If supply chain instability weren’t enough of a challenge, the solar industry also has broad exposure to the current banking crisis, which was brought to the forefront with the collapse of Silicon Valley Bank (SVB). SVB was a banking partner to many in the solar industry and while it seems that the near-term disruption of the bank being moved under the control of the FDIC is behind us, it shined a harsh light on the reasons behind the collapse. SVB was a large holder in securities tied to long consumer loans, like mortgages. With the recent rapid rise in interest rates by the Fed to help cool inflation, SVB had to take a substantial impairment on the value of their mortgage-backed securities, which is what triggered the bank run that led to their collapse. As it turns out, there is something else being sold as long-term consumer debt as part of asset backed securities (ABSs) – solar loans. As finance companies are trying to outrun the Fed to be able to sell off their loans, we’re seeing some very challenge market conditions develop, including for residential PV customers.

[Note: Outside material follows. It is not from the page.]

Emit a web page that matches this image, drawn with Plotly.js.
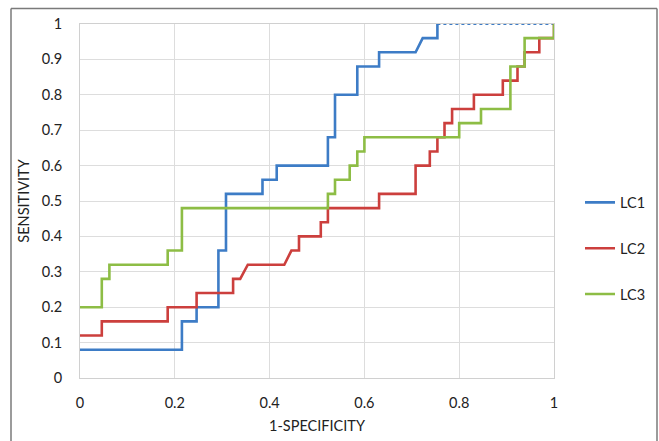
<!DOCTYPE html>
<html>
<head>
<meta charset="utf-8">
<script src="https://cdn.plot.ly/plotly-3.0.1.min.js"></script>
<style>
  html, body { margin: 0; padding: 0; background: #ffffff; }
  #chart { width: 659px; height: 441px; }
</style>
</head>
<body>
<div id="chart"></div>
<script>
// ROC curves
const lc1X = [0, 0.215, 0.215, 0.246, 0.246, 0.292, 0.292, 0.308, 0.308, 0.385, 0.385, 0.415, 0.415, 0.523, 0.523, 0.538, 0.538, 0.585, 0.585, 0.631, 0.631, 0.708, 0.723, 0.754, 0.754];
const lc1Y = [0.08, 0.08, 0.16, 0.16, 0.2, 0.2, 0.36, 0.36, 0.52, 0.52, 0.56, 0.56, 0.6, 0.6, 0.68, 0.68, 0.8, 0.8, 0.88, 0.88, 0.92, 0.92, 0.96, 0.96, 1.0];
const lc1TailX = [0.754, 1];
const lc1TailY = [1, 1];

const lc2X = [0, 0.046, 0.046, 0.185, 0.185, 0.246, 0.246, 0.323, 0.323, 0.338, 0.354, 0.431, 0.446, 0.462, 0.462, 0.508, 0.508, 0.523, 0.523, 0.631, 0.631, 0.708, 0.708, 0.738, 0.738, 0.754, 0.754, 0.769, 0.769, 0.785, 0.785, 0.831, 0.831, 0.892, 0.892, 0.923, 0.923, 0.938, 0.938, 0.969, 0.969, 1, 1];
const lc2Y = [0.12, 0.12, 0.16, 0.16, 0.2, 0.2, 0.24, 0.24, 0.28, 0.28, 0.32, 0.32, 0.36, 0.36, 0.4, 0.4, 0.44, 0.44, 0.48, 0.48, 0.52, 0.52, 0.6, 0.6, 0.64, 0.64, 0.68, 0.68, 0.72, 0.72, 0.76, 0.76, 0.8, 0.8, 0.84, 0.84, 0.88, 0.88, 0.92, 0.92, 0.96, 0.96, 1];

const lc3X = [0, 0.046, 0.046, 0.062, 0.062, 0.185, 0.185, 0.215, 0.215, 0.523, 0.523, 0.538, 0.538, 0.569, 0.569, 0.585, 0.585, 0.6, 0.6, 0.8, 0.8, 0.846, 0.846, 0.908, 0.908, 0.938, 0.938, 1, 1];
const lc3Y = [0.2, 0.2, 0.28, 0.28, 0.32, 0.32, 0.36, 0.36, 0.48, 0.48, 0.52, 0.52, 0.56, 0.56, 0.6, 0.6, 0.64, 0.64, 0.68, 0.68, 0.72, 0.72, 0.76, 0.76, 0.88, 0.88, 0.96, 0.96, 1];

const seriesNames = ['LC1', 'LC2', 'LC3'];
const xTickVals = [0, 0.2, 0.4, 0.6, 0.8, 1];
const xTickText = ['0', '0.2', '0.4', '0.6', '0.8', '1'];
const yTickVals = [0, 0.1, 0.2, 0.3, 0.4, 0.5, 0.6, 0.7, 0.8, 0.9, 1];
const yTickText = ['0', '0.1', '0.2', '0.3', '0.4', '0.5', '0.6', '0.7', '0.8', '0.9', '1'];

const colors = ['#3d7cc6', '#cc3f3d', '#8dbd45'];
const FONT = 'Lato, "Open Sans", "Liberation Sans", sans-serif';

const traces = [
  { x: lc1TailX, y: lc1TailY, mode: 'lines', line: { color: colors[0], width: 2, dash: 'dot' }, showlegend: false, hoverinfo: 'skip' },
  { x: lc1X, y: lc1Y, name: seriesNames[0], legendgroup: 'a', mode: 'lines', line: { color: colors[0], width: 2.6 } },
  { x: lc2X, y: lc2Y, name: seriesNames[1], legendgroup: 'b', mode: 'lines', line: { color: colors[1], width: 2.6 } },
  { x: lc3X, y: lc3Y, name: seriesNames[2], legendgroup: 'c', mode: 'lines', line: { color: colors[2], width: 2.6 } }
];

const L = 80, R = 105, T = 23.5, B = 63.3;
const W = 659 - L - R, H = 441 - T - B;
const px = p => (p - L) / W;
const py = p => (441 - B - p) / H;

const layout = {
  width: 659, height: 441,
  margin: { l: L, r: R, t: T, b: B, pad: 0, autoexpand: false },
  paper_bgcolor: '#ffffff', plot_bgcolor: '#ffffff',
  font: { family: FONT, size: 14, color: '#222222' },
  xaxis: {
    range: [0, 1], tickvals: xTickVals, ticktext: xTickText,
    showgrid: true, gridcolor: '#dddddd', gridwidth: 1,
    showline: true, linecolor: '#d0d0d0', linewidth: 1, mirror: true,
    zeroline: false, ticks: '', ticklabelstandoff: 12,
    tickfont: { family: FONT, size: 14.5, color: '#222222' },
    title: { text: '1-SPECIFICITY', font: { family: FONT, size: 14.5, color: '#222222' }, standoff: 10 }
  },
  yaxis: {
    range: [0, 1], tickvals: yTickVals, ticktext: yTickText,
    showgrid: true, gridcolor: '#dddddd', gridwidth: 1,
    showline: true, linecolor: '#d0d0d0', linewidth: 1, mirror: true,
    zeroline: false, ticks: '', ticklabelstandoff: 14,
    tickfont: { family: FONT, size: 14.5, color: '#222222' },
    title: { text: 'SENSITIVITY', font: { family: FONT, size: 14.5, color: '#222222' }, standoff: 8 }
  },
  legend: {
    x: px(580), y: py(186), xanchor: 'left', yanchor: 'top',
    traceorder: 'grouped', tracegroupgap: 24,
    font: { family: FONT, size: 14.5, color: '#222222' },
    bgcolor: 'rgba(0,0,0,0)', borderwidth: 0
  },
  shapes: [
    { type: 'line', xref: 'paper', yref: 'paper', x0: px(11), x1: px(11), y0: py(8), y1: py(450), line: { color: '#7a7a7a', width: 1.5 } },
    { type: 'line', xref: 'paper', yref: 'paper', x0: px(11), x1: px(657), y0: py(8), y1: py(8), line: { color: '#7a7a7a', width: 1.5 } },
    { type: 'line', xref: 'paper', yref: 'paper', x0: px(657), x1: px(657), y0: py(8), y1: py(450), line: { color: '#7a7a7a', width: 1.5 } }
  ],
  showlegend: true
};

Plotly.newPlot('chart', traces, layout, { displayModeBar: false, staticPlot: true });
</script>
</body>
</html>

However, there are reasons for optimism. Despite challenging macroeconomic conditions, consumer interest in solar continues to be strong. The International Energy Agency (IEA) recently reported that the average utility rate is due to increase more than 14% between 2022 and 2023. As a result, consumers will be facing significant sticker shock when they get their first summer utility bill, which could approach several hundred dollars. Given all these factors, today remains the best day for a consumer to go solar.
And, beyond just rooftop PV panels, there are several other residential cleantech segments that are looking at substantial growth over the next five to ten years. Residential battery system installations are expected to grow more than 20% annually, becoming a $23 billion market by 2027, driven by weather-related blackout concerns, new tax credits, and as a hedge against rising electricity prices. California is seeing storage attach rates for new PV projects at >10% and growing, as the new NEM 3.0 scheme will make pairing storage with rooftop solar the most economical choice. Additionally, the demand for EVs is forecasted to only increase. This means residential EV charging is expected to grow at approximately 25% per year to reach a $19 billion opportunity by 2030. Those customers who are trying to minimize their carbon footprint and dependence on the traditional grid are seeing pairing rooftop PV with home EV charging as an attractive solution. Further, bidirectional charging would allow customers to effectively use their EV as a home backup battery.
While there are undeniably economic and policy headwinds right now for residential solar, there are many reasons to be optimistic for the future of renewables and the ways in which customers will be integrating these products into their homes. In the meantime, players should buckle up and keep their hands inside the ride at all times.